>> Start MATERIAL

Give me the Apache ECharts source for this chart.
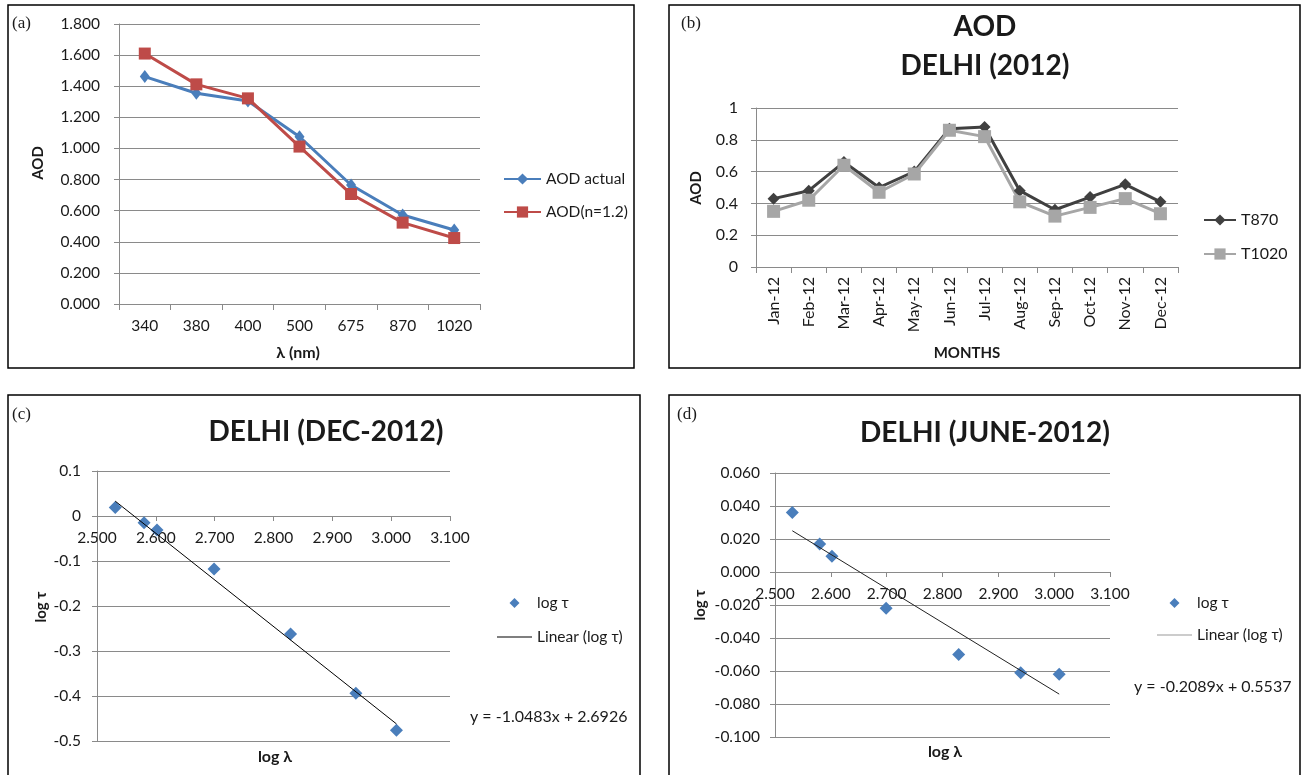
<!DOCTYPE html>
<html><head><meta charset="utf-8">
<script src="https://cdn.jsdelivr.net/npm/echarts@6/dist/echarts.min.js"></script>
<style>html,body{margin:0;padding:0;background:#fff}#c{width:1304px;height:775px}</style>
</head><body><div id="c"></div>
<script>
// ---- data ----
const wavelengths = ['340','380','400','500','675','870','1020'];
const aodActual = [1.462,1.355,1.305,1.075,0.765,0.572,0.476];
const aodN12 = [1.610,1.412,1.322,1.012,0.707,0.523,0.424];

const months = ['Jan-12','Feb-12','Mar-12','Apr-12','May-12','Jun-12','Jul-12','Aug-12','Sep-12','Oct-12','Nov-12','Dec-12'];
const t870 = [0.43,0.48,0.66,0.50,0.60,0.87,0.88,0.48,0.36,0.44,0.52,0.41];
const t1020 = [0.35,0.42,0.64,0.47,0.585,0.86,0.82,0.41,0.32,0.375,0.43,0.335];

const logLambda = [2.531,2.580,2.602,2.699,2.829,2.940,3.009];
const logTauDec = [0.019,-0.015,-0.031,-0.118,-0.262,-0.394,-0.476];
const logTauJun = [0.036,0.017,0.0095,-0.022,-0.050,-0.061,-0.062];
const trendDec = [[2.531,0.033],[3.009,-0.462]];
const trendJun = [[2.531,0.025],[3.009,-0.074]];

const yRangeA = [0, 1.8, 0.2];
const yRangeB = [0, 1, 0.2];
const xRangeCD = [2.5, 3.1, 0.1];
const yRangeC = [-0.5, 0.1, 0.1];
const yRangeD = [-0.1, 0.06, 0.02];

const eqDec = 'y = -1.0483x + 2.6926';
const eqJun = 'y = -0.2089x + 0.5537';

// ---- layout / styles ----
const gridC = { left: 97, top: 471, width: 353, height: 270 };
const gridD = { left: 775, top: 473, width: 335, height: 264 };
// place the x axis where y = 0 (axis line crosses at zero)
const zeroOffset = (g, r) => -g.height * (0 - r[0]) / (r[1] - r[0]);

const FONT = 'Lato, "Open Sans", sans-serif';
const GRID = '#8a8a8a';
const TXT = '#1a1a1a';
const BLUE = '#4A7EBB', RED = '#BE4B48', DARK = '#404040', LIGHT = '#A6A6A6';
const DIAMOND_ICON = 'path://M17.5,2L22.5,7L17.5,12L12.5,7ZM0,0L0,0M35,14L35,14';
const LINE_ICON = 'path://M0,6.4L35,6.4L35,7.6L0,7.6ZM0,0L0,0M35,14L35,14';

function lab(size, extra) {
  return Object.assign({ fontFamily: FONT, fontSize: size, color: TXT }, extra || {});
}
function valueAxis(range, idx, label, extra) {
  return Object.assign({
    type: 'value', gridIndex: idx, min: range[0], max: range[1], interval: range[2],
    axisLine: { show: true, lineStyle: { color: GRID, width: 1 } },
    axisTick: { show: true, length: 5, lineStyle: { color: GRID } },
    splitLine: { show: true, lineStyle: { color: GRID, width: 1 } },
    axisLabel: label
  }, extra || {});
}
function catAxis(data, idx, label) {
  return {
    type: 'category', gridIndex: idx, data: data, boundaryGap: true,
    axisLine: { show: true, lineStyle: { color: GRID, width: 1 } },
    axisTick: { show: true, length: 6, interval: 0, lineStyle: { color: GRID } },
    splitLine: { show: false },
    axisLabel: label
  };
}
function txt(x, y, text, font, opts) {
  opts = opts || {};
  const el = {
    type: 'text', x: x, y: y, z: 5,
    style: Object.assign({ text: text, font: font, fill: TXT, textAlign: 'center', textVerticalAlign: 'middle' }, opts.style || {})
  };
  if (opts.rotation) el.rotation = opts.rotation;
  return el;
}
function border(x1, y1, x2, y2) {
  return { type: 'rect', shape: { x: x1, y: y1, width: x2 - x1, height: y2 - y1 },
    style: { fill: 'none', stroke: '#000', lineWidth: 1.5 }, z: 10 };
}
const fmt3 = v => v.toFixed(3);
const fmtC = v => Math.abs(v) < 1e-9 ? '0' : String(+v.toFixed(1));
const fmtB = v => String(+v.toFixed(1));
const SERIF = '17px "Liberation Serif", serif';
const TITLE = 'bold 28px Lato, sans-serif';
const AXT = 'bold 15px Lato, sans-serif';
const AXT2 = 'bold 16px Lato, sans-serif';

const chart = echarts.init(document.getElementById('c'), null, { renderer: 'canvas' });
chart.setOption({
  backgroundColor: '#fff',
  animation: false,
  grid: [
    { left: 119, top: 24, width: 361, height: 280 },
    { left: 756, top: 108, width: 422, height: 159 },
    gridC,
    gridD
  ],
  xAxis: [
    catAxis(wavelengths, 0, lab(15.5, { interval: 0, margin: 14 })),
    catAxis(months, 1, lab(16, { interval: 0, rotate: 90, margin: 10 })),
    valueAxis(xRangeCD, 2, lab(15.5, { formatter: fmt3, margin: 14 }), {
      splitLine: { show: false }, offset: zeroOffset(gridC, yRangeC),
      axisLine: { show: true, onZero: false, lineStyle: { color: GRID, width: 1 } } }),
    valueAxis(xRangeCD, 3, lab(15.5, { formatter: fmt3, margin: 14 }), {
      splitLine: { show: false }, offset: zeroOffset(gridD, yRangeD),
      axisLine: { show: true, onZero: false, lineStyle: { color: GRID, width: 1 } } })
  ],
  yAxis: [
    valueAxis(yRangeA, 0, lab(15.5, { formatter: fmt3, margin: 19 })),
    valueAxis(yRangeB, 1, lab(16, { formatter: fmtB, margin: 18 })),
    valueAxis(yRangeC, 2, lab(15.5, { formatter: fmtC, margin: 16 })),
    valueAxis(yRangeD, 3, lab(15.5, { formatter: fmt3, margin: 15 }))
  ],
  legend: [
    { orient: 'vertical', left: 503, top: 171, padding: 0, itemWidth: 37, itemHeight: 14, itemGap: 17,
      textStyle: lab(15.5), data: ['AOD actual', 'AOD(n=1.2)'] },
    { orient: 'vertical', left: 1203, top: 212, padding: 0, itemWidth: 32, itemHeight: 14, itemGap: 18,
      textStyle: lab(16), data: ['T870', 'T1020'] },
    { orient: 'vertical', left: 497, top: 595, padding: 0, itemWidth: 35, itemHeight: 14, itemGap: 18,
      textStyle: lab(15.5), symbolKeepAspect: false,
      data: [{ name: 'log τ', icon: DIAMOND_ICON, itemStyle: { color: BLUE, opacity: 1 } },
             { name: 'Linear (log τ)', icon: LINE_ICON, itemStyle: { color: '#000' } }] },
    { orient: 'vertical', left: 1157, top: 595, padding: 0, itemWidth: 35, itemHeight: 14, itemGap: 16,
      textStyle: lab(15.5), symbolKeepAspect: false,
      data: [{ name: 'log τ', icon: DIAMOND_ICON, itemStyle: { color: BLUE, opacity: 1 } },
             { name: 'Linear (log τ)', icon: LINE_ICON, itemStyle: { color: '#9a9a9a' } }] }
  ],
  series: [
    { name: 'AOD actual', type: 'line', xAxisIndex: 0, yAxisIndex: 0, data: aodActual,
      symbol: 'diamond', symbolSize: [10, 13], lineStyle: { color: BLUE, width: 3 }, itemStyle: { color: BLUE } },
    { name: 'AOD(n=1.2)', type: 'line', xAxisIndex: 0, yAxisIndex: 0, data: aodN12,
      symbol: 'rect', symbolSize: 12, lineStyle: { color: RED, width: 3 }, itemStyle: { color: RED } },
    { name: 'T870', type: 'line', xAxisIndex: 1, yAxisIndex: 1, data: t870,
      symbol: 'diamond', symbolSize: 12, lineStyle: { color: DARK, width: 3 }, itemStyle: { color: DARK } },
    { name: 'T1020', type: 'line', xAxisIndex: 1, yAxisIndex: 1, data: t1020,
      symbol: 'rect', symbolSize: 13, lineStyle: { color: LIGHT, width: 3 }, itemStyle: { color: LIGHT } },
    { name: 'Linear (log τ)', type: 'line', xAxisIndex: 2, yAxisIndex: 2, data: trendDec,
      symbol: 'none', lineStyle: { color: '#000', width: 1 }, itemStyle: { color: '#000' } },
    { name: 'log τ', type: 'scatter', xAxisIndex: 2, yAxisIndex: 2,
      data: logLambda.map((x, i) => [x, logTauDec[i]]),
      symbol: 'diamond', symbolSize: 13, itemStyle: { color: BLUE, opacity: 1 } },
    { name: 'Linear (log τ)', type: 'line', xAxisIndex: 3, yAxisIndex: 3, data: trendJun,
      symbol: 'none', lineStyle: { color: '#222', width: 1 }, itemStyle: { color: '#222' } },
    { name: 'log τ', type: 'scatter', xAxisIndex: 3, yAxisIndex: 3,
      data: logLambda.map((x, i) => [x, logTauJun[i]]),
      symbol: 'diamond', symbolSize: 13, itemStyle: { color: BLUE, opacity: 1 } }
  ],
  graphic: [
    border(8, 5, 634, 368), border(669, 5, 1300, 368),
    border(8, 395, 640, 790), border(669, 395, 1300, 790),
    txt(12, 24, '(a)', SERIF, { style: { textAlign: 'left' } }),
    txt(681, 24, '(b)', SERIF, { style: { textAlign: 'left' } }),
    txt(12, 415, '(c)', SERIF, { style: { textAlign: 'left' } }),
    txt(677, 415, '(d)', SERIF, { style: { textAlign: 'left' } }),
    txt(985, 27, 'AOD', TITLE),
    txt(985, 66, 'DELHI (2012)', TITLE),
    txt(326, 432, 'DELHI (DEC-2012)', TITLE),
    txt(985, 433, 'DELHI (JUNE-2012)', TITLE),
    txt(38, 163, 'AOD', AXT, { rotation: Math.PI / 2 }),
    txt(298, 353, 'λ (nm)', AXT2),
    txt(696, 188, 'AOD', AXT, { rotation: Math.PI / 2 }),
    txt(967, 353, 'MONTHS', AXT),
    txt(41, 607, 'log τ', AXT, { rotation: Math.PI / 2 }),
    txt(275, 757, 'log λ', AXT2),
    txt(700, 605, 'log τ', AXT, { rotation: Math.PI / 2 }),
    txt(945, 752, 'log λ', AXT2),
    txt(470, 717, eqDec, '16px Lato, sans-serif', { style: { textAlign: 'left' } }),
    txt(1134, 687, eqJun, '16px Lato, sans-serif', { style: { textAlign: 'left' } })
  ]
});
</script>
</body></html>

>> End MATERIAL

- DIRECTIVE
Skip the pictures and restate exactly the lines from the beginning of the listing to the line with "const aodN12 = [1.610,1.412,1.322,1.012,0.707,0.523,0.424];", that line included.

- ANSWER IN FULL
Give me the Apache ECharts source for this chart.
<!DOCTYPE html>
<html><head><meta charset="utf-8">
<script src="https://cdn.jsdelivr.net/npm/echarts@6/dist/echarts.min.js"></script>
<style>html,body{margin:0;padding:0;background:#fff}#c{width:1304px;height:775px}</style>
</head><body><div id="c"></div>
<script>
// ---- data ----
const wavelengths = ['340','380','400','500','675','870','1020'];
const aodActual = [1.462,1.355,1.305,1.075,0.765,0.572,0.476];
const aodN12 = [1.610,1.412,1.322,1.012,0.707,0.523,0.424];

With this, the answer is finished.